─── Extracted entries

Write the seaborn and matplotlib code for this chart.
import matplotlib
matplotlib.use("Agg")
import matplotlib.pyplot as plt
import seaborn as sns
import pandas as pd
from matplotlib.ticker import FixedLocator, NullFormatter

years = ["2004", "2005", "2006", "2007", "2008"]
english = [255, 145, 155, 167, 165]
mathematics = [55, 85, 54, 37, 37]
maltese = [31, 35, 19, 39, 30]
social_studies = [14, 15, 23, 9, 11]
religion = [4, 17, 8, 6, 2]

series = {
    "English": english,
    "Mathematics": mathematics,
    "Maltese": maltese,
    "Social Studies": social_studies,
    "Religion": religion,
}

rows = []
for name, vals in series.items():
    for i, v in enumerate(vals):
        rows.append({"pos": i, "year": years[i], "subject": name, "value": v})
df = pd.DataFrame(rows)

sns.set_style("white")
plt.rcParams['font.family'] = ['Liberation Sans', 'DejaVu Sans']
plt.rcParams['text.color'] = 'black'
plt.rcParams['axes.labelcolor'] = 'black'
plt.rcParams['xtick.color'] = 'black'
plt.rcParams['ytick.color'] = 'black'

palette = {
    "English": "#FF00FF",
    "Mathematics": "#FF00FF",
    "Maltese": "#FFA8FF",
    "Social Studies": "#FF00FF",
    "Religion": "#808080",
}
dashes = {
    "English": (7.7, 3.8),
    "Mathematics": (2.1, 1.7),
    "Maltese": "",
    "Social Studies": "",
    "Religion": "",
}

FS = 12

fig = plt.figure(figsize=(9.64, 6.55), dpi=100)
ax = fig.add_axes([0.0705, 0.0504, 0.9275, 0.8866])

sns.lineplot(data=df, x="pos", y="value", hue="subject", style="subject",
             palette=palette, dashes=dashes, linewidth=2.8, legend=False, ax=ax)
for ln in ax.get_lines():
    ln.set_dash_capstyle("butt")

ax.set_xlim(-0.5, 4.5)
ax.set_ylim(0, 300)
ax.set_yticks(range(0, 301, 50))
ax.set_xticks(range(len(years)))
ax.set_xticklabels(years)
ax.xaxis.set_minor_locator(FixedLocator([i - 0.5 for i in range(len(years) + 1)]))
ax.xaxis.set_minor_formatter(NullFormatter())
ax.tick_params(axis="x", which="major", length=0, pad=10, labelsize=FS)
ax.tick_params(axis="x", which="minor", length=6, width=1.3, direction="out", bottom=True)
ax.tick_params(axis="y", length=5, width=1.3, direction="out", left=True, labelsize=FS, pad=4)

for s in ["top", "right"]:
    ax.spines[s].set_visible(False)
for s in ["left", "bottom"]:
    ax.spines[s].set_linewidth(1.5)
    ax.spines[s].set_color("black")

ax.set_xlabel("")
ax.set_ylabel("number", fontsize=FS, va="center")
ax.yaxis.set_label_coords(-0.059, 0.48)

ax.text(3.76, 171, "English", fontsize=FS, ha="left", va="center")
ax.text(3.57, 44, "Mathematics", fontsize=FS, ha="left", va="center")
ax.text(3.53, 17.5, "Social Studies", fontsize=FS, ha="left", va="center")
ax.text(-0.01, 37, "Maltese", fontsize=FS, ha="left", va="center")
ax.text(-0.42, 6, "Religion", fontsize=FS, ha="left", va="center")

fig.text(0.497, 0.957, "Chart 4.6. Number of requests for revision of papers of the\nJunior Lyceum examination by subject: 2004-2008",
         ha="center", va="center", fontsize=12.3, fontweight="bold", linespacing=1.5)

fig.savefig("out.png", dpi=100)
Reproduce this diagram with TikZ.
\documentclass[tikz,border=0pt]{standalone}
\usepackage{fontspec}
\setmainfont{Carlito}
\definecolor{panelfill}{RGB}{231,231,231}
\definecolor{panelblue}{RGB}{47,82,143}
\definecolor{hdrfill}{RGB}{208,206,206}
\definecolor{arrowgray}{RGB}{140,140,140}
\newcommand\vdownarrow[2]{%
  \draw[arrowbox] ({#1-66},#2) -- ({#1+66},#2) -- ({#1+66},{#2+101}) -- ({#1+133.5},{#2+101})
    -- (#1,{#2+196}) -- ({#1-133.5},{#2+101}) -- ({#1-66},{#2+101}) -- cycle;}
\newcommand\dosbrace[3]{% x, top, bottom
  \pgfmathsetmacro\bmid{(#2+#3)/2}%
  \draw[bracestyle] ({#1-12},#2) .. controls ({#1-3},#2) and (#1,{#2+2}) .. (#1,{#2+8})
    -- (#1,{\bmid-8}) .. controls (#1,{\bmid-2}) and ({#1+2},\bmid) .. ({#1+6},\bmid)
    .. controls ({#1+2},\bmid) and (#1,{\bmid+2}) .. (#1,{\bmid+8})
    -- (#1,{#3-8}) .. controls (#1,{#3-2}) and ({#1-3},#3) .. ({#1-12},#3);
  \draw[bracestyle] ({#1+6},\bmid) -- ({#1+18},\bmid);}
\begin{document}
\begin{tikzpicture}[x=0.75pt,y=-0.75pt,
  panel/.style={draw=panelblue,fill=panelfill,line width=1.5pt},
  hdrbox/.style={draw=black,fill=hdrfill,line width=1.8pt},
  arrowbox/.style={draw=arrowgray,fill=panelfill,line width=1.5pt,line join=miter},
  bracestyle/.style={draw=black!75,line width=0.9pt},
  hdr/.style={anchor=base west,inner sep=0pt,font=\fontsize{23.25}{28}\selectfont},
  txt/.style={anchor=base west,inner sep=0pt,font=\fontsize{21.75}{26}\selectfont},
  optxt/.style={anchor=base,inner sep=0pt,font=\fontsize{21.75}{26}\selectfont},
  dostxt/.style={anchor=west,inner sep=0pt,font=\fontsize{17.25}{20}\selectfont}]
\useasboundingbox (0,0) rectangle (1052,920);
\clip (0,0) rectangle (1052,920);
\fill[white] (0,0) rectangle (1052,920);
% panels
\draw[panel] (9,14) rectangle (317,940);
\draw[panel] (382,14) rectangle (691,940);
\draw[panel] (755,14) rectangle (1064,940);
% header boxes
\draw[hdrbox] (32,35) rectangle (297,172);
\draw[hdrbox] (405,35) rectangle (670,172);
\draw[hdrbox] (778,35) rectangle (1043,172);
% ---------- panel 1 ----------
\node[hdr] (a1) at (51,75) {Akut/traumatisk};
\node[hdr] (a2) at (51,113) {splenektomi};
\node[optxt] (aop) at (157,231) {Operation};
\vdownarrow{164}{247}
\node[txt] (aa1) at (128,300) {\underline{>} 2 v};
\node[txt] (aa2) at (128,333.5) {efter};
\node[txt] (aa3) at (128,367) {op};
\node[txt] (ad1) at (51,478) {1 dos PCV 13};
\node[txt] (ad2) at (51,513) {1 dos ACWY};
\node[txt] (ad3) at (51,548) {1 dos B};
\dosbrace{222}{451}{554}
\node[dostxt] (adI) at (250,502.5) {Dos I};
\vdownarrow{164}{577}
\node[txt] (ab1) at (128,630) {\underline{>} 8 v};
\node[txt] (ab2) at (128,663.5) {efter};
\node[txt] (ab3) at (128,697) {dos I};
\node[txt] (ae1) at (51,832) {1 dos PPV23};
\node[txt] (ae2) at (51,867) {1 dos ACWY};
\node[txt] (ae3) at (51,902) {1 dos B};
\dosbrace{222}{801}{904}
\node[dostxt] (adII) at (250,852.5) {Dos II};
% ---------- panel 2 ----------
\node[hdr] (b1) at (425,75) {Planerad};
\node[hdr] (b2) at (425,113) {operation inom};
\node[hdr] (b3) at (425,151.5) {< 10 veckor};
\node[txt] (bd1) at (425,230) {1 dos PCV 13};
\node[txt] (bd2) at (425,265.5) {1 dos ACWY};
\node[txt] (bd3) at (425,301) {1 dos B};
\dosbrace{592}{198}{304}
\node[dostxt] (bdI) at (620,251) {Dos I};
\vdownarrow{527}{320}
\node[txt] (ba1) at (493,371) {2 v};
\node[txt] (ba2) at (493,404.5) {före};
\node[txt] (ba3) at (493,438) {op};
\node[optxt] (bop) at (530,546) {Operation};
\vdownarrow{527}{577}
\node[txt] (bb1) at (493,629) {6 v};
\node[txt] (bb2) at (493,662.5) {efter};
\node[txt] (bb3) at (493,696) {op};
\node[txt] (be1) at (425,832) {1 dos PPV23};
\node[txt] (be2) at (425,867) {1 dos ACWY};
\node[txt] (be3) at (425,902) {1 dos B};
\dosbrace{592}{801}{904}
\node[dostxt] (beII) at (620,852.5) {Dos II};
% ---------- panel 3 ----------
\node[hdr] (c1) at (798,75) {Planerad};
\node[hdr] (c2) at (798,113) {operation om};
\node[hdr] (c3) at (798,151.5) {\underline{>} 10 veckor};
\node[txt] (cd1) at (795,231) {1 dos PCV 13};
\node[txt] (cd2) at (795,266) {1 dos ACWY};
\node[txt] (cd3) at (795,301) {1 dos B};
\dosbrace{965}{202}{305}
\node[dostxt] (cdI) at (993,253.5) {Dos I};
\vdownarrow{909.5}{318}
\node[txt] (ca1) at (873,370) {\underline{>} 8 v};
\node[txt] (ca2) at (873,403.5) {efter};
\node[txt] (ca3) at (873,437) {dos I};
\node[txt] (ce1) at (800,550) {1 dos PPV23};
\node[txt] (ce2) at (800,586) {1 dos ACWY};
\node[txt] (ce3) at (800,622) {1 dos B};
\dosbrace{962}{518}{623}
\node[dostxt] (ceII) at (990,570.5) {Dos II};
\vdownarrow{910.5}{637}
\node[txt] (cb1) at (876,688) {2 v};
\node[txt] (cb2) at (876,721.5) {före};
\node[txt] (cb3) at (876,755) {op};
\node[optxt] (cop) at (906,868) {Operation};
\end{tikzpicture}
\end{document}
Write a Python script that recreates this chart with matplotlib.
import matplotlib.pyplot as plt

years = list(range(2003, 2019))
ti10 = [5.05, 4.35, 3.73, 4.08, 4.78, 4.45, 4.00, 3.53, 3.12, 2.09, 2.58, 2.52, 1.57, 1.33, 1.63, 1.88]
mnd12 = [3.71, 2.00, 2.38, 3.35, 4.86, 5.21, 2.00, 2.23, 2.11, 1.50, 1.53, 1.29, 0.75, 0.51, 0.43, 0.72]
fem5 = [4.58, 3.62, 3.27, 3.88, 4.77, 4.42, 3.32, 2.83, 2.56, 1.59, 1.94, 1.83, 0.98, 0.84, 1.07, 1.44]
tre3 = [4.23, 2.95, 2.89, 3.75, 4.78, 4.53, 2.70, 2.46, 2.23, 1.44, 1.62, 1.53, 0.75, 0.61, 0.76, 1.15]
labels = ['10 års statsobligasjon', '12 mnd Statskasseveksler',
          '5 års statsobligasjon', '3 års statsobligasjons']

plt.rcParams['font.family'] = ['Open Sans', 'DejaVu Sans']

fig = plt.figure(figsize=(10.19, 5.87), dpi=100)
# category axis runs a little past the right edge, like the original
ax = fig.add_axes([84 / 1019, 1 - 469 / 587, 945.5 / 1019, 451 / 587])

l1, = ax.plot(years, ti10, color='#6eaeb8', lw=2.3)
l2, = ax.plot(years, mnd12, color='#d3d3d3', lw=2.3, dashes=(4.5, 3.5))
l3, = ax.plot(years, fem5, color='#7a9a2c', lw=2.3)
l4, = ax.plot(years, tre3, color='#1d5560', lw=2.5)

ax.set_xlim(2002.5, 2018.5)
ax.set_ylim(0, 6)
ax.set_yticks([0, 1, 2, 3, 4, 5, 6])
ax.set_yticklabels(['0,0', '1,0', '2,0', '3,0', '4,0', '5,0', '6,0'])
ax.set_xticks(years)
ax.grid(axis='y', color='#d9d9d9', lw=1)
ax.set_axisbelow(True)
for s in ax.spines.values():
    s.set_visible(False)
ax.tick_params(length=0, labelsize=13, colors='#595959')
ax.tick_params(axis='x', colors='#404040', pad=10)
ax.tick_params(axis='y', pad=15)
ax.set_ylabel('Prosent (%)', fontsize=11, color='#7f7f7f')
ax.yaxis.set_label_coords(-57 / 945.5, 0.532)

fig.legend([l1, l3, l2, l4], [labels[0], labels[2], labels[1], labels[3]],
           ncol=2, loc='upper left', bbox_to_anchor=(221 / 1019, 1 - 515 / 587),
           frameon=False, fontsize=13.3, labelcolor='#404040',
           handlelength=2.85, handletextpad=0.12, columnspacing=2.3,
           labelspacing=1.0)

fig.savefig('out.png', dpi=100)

──────

### What is required
Starting at the first line of the records above, please copy each line exactly until you reach the line containing "from matplotlib.ticker import". Include that line and stop there.

### Task answer
Write the seaborn and matplotlib code for this chart.
import matplotlib
matplotlib.use("Agg")
import matplotlib.pyplot as plt
import seaborn as sns
import pandas as pd
from matplotlib.ticker import FixedLocator, NullFormatter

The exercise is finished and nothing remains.